KINGSTON, R.I. – April 19, 2022 – For as long as he can remember, Logan Beattie has had an appreciation for the environment, which is why a family trip as a 5-year-old to Fort Adams State Park in Newport sticks out in his mind many years later.

“I remember walking along the shoreline and seeing plastic bags and other types of pollution in the water,” said Beattie, a junior at the University of Rhode Island who is majoring in civil engineering. “I had a conversation at the time with my older brother about how the pollution was detrimental to marine life.”

Beattie’s awareness and passion for environmental conservation and protection grew as he got older.

“It bothered me that pollution wasn’t being addressed with the urgency I felt it deserved,” said Beattie, who is from Tiverton. “This was especially frustrating having grown up in Rhode Island, where we pride ourselves on our beautiful shoreline and beaches.
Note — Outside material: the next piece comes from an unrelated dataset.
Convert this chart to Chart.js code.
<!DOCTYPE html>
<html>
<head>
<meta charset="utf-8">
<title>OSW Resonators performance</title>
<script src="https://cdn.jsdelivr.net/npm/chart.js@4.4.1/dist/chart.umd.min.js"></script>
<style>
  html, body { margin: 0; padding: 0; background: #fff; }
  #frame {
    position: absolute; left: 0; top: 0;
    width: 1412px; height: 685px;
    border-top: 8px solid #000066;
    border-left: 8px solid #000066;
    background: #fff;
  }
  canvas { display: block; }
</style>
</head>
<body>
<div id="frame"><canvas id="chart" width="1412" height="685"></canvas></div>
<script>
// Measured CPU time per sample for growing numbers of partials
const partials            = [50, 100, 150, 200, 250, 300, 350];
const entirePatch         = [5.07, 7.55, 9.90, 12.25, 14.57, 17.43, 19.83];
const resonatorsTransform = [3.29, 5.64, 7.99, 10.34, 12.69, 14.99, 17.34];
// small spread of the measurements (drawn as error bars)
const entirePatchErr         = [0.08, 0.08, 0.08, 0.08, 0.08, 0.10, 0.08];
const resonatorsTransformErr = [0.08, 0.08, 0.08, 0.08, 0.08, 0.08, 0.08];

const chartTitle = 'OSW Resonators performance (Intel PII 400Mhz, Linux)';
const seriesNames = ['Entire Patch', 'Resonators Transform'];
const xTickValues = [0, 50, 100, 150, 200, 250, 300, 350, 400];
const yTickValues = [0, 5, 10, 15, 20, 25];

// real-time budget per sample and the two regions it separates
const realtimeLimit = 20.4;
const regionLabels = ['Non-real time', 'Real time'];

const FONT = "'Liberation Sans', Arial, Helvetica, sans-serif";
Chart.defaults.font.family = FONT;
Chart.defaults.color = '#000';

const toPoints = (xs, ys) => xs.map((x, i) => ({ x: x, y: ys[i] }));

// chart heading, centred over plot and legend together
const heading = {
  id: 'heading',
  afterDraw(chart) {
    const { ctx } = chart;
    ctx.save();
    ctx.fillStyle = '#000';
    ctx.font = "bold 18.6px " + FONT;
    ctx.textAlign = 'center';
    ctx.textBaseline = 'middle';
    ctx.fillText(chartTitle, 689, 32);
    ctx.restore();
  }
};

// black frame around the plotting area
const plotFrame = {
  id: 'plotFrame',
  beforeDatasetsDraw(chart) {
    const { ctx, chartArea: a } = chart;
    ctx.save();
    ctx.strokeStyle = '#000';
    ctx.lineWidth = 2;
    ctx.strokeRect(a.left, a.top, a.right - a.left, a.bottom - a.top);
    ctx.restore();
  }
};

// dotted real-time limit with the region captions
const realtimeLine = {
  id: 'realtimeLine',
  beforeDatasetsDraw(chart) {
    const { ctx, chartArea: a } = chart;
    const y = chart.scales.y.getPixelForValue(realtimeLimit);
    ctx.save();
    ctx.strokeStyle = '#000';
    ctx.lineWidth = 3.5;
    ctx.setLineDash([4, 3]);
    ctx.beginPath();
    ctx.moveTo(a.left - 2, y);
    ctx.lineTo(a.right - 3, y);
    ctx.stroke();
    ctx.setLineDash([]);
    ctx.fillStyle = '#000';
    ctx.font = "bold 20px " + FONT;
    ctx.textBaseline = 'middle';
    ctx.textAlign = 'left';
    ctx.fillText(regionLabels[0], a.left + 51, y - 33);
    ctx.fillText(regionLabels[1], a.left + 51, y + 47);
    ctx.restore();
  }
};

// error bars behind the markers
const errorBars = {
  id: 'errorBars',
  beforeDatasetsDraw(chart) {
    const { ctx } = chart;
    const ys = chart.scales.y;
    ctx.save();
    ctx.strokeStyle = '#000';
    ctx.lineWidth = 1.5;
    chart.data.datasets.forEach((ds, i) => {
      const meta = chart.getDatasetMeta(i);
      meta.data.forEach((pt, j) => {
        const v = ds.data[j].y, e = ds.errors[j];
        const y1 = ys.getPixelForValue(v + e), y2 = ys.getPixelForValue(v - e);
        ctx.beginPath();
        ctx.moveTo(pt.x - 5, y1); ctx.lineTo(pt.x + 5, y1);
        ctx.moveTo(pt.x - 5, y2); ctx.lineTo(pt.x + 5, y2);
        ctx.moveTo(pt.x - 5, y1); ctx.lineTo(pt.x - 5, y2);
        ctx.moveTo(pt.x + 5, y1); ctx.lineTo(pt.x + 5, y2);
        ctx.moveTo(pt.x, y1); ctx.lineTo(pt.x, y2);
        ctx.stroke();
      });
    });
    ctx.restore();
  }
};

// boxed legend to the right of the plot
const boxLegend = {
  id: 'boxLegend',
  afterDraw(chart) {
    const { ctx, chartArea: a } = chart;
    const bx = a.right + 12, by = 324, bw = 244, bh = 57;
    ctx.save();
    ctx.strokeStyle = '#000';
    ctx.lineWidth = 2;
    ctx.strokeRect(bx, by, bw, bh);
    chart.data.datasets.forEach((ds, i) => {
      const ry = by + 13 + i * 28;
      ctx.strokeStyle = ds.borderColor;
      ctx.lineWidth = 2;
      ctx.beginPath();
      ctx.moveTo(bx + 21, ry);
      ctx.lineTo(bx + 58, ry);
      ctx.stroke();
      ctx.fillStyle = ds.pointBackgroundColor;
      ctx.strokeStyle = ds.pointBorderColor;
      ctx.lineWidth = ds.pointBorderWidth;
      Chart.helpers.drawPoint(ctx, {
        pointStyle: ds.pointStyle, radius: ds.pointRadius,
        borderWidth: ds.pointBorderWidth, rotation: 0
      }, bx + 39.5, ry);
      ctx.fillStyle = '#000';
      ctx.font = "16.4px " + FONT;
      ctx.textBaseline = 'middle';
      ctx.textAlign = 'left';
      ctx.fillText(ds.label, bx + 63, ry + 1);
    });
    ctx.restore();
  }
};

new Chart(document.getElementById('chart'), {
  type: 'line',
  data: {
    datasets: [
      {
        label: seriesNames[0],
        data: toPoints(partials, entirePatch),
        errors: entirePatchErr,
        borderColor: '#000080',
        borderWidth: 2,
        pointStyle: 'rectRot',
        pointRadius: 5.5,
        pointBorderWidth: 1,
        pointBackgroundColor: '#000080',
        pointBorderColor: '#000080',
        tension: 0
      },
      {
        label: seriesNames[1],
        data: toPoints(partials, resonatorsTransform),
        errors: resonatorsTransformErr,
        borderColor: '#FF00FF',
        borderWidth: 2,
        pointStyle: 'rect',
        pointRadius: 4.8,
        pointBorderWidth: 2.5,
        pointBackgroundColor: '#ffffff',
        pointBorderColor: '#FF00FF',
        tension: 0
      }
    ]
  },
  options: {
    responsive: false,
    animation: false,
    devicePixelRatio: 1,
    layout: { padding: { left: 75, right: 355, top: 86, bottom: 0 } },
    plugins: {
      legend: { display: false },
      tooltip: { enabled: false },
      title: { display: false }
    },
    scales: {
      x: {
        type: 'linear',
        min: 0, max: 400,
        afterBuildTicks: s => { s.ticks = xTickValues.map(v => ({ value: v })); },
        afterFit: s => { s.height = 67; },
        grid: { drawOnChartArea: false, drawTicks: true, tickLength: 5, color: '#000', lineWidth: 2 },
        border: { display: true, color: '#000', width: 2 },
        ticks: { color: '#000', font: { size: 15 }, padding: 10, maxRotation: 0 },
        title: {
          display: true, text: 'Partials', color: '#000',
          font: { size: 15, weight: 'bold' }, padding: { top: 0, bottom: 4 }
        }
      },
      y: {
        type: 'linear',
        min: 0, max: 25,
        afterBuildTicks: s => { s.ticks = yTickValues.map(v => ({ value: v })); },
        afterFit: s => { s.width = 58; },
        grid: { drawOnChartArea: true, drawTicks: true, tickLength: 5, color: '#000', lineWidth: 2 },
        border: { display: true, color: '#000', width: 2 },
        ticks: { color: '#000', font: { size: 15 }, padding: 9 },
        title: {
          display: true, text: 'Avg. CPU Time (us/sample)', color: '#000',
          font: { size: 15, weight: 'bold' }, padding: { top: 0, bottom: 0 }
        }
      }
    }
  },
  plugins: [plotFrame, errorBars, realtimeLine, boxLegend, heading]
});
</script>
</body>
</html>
The lack of attention on the issue, coupled with my desire to solve large problems, sparked my interest in studying environmental engineering at URI.”
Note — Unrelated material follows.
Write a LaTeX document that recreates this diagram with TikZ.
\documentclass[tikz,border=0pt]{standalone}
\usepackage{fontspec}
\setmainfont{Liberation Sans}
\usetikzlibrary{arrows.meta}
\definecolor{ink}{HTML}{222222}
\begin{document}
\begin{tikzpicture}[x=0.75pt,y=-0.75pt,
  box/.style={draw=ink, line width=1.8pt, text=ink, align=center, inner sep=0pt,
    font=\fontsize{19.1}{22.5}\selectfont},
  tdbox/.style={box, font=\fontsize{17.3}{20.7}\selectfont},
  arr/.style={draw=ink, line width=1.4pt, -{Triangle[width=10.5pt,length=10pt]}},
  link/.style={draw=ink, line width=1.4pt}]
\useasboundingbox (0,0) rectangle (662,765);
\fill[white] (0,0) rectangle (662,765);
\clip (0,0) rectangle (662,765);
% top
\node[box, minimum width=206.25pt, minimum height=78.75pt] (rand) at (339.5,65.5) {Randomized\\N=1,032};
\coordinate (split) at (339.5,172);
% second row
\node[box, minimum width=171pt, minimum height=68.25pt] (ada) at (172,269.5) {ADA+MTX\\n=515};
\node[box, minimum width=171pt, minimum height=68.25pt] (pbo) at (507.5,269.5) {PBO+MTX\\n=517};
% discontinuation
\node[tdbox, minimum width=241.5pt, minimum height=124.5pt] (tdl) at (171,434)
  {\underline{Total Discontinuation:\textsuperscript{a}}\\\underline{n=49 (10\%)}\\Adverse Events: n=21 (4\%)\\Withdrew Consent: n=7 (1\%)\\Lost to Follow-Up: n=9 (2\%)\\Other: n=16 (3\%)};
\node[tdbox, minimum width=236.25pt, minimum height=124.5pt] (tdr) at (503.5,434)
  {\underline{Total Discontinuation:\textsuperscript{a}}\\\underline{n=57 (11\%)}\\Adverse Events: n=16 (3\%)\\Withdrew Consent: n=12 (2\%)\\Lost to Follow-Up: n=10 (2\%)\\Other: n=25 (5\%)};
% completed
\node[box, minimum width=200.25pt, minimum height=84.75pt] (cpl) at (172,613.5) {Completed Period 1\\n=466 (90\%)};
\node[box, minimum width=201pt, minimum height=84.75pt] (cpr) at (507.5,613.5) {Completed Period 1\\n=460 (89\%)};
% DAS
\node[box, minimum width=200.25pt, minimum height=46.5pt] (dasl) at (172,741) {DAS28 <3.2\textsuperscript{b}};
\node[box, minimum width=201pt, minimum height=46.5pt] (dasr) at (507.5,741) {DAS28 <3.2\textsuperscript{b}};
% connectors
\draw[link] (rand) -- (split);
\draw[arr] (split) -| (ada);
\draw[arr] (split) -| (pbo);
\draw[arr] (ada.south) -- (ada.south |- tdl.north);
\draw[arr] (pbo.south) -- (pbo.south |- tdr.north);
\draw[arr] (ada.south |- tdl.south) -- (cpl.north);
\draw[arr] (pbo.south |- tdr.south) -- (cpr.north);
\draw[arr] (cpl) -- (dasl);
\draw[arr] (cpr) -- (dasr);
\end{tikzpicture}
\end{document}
Beattie is minoring in sustainability, mathematics, and environmental engineering.

In addition to his classroom studies, Beattie is analyzing the effects some chemicals have on treated water in the Water for the World Environmental Engineering Laboratory at URI.

“I’m studying the interference effect that manganese oxides have on the detection of chlorine in treated water using diethyl-o-phenylenediamine and a spectrophotometer,” said Beattie.

Beattie learned about the Water for the World Lab when he took an environmental engineering class last fall taught by URI Assistant Professor Joseph Goodwill.

Taking what he’s learned so far, Beattie will participate in the 10-week Summer Undergraduate Research Fellowship program under the direction of Coleen Suckling, assistant professor of sustainable aquaculture at URI.

“I’ll work in a team with other students to capture samples of microplastic pollution and then study the impact it has on the environment,” said Beattie.

Later in the summer, Beattie will spend 16 days in Jaco Beach, Costa Rica, removing plastic pollution and waste from the marine environment and surrounding beaches.

“I’ll learn about the unique challenges countries with fewer resources and financial flexibility have with solid waste management compared to more developed nations,” said Beattie. 

Beattie’s trip will be funded by a Michael P. Metcalf Memorial Fellowship. Goodwill was one of the mentors who wrote Beattie a letter of support for the fellowship.

“Logan has all the right attributes to make a major difference in the world: hustle, grit, curiosity and trustworthiness,” said Goodwill.

Beattie expects the fellowship to provide a cultural experience that will support his long-term goal of implementing more sustainable waste management practices and environmentally friendly materials in an effort to remediate the effects caused from anthropogenic pollution. 

“This experience will benefit me as an engineer and provide the cross-culture competencies I need to make the global impact I’ve dreamed of making,” said Beattie.